Le chapitre sur l’origine de l’homme et les suivants racontent la saga de l’évolution qui nous a conduit des premiers hominidés à l’homme moderne. Là aussi l’auteur présente diverses théories mais cela ne l’empêche pas de prendre partie pour certaines d’entre elles et d’en rejeter d’autres, non seulement à cause de leur obsolescence mais aussi en prenant part au débats actuels sur ces thèmes fondamentaux que sont l’apparition du langage, les mutations soudaines vers -50000 ans, l’art et les pré requis cognitifs ou linguistiques.
La partie sur l’art paléolithique est extrêmement bien documentée. L’auteur y expose aussi les principales approches quant aux motivations des artistes.

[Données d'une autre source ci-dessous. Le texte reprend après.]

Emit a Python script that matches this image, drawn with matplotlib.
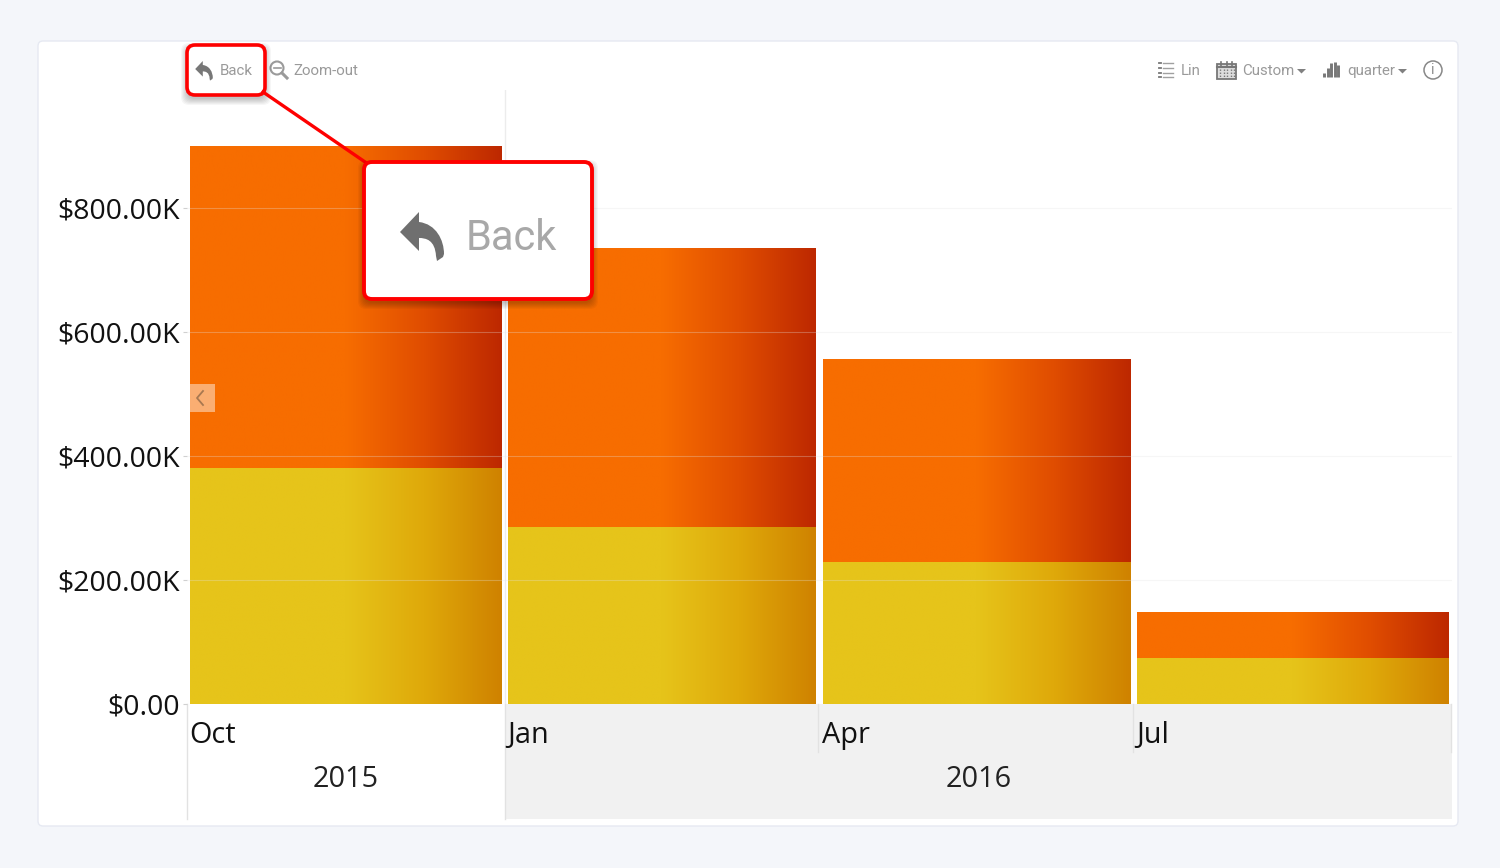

Pour l’ensemble du livre, les données scientifiques sont très à jour, ce qui constitue un exploit compte tenu de la prolifération de publications scientifiques dans ce domaine et des délais incompressibles de la publication.
Revenant sur mon introduction en forme de boutade, je pense qu’au contraire ce livre donne envie d’en savoir plus car l’auteur a su aiguiser notre curiosité. Depuis que j’ai fini de le lire, j’ai découvert grâce à lui des domaines extrêmement riches en idées nouvelles pour la compréhension de notre nature humaine.
En conclusion, un livre à lire absolument : pour les nouveaux venus afin d’éviter de se disperser ou de passer à côté de domaines importants, pour les vieux de la vieille un formidable résumé permettant de mettre en ordre ses propres idées.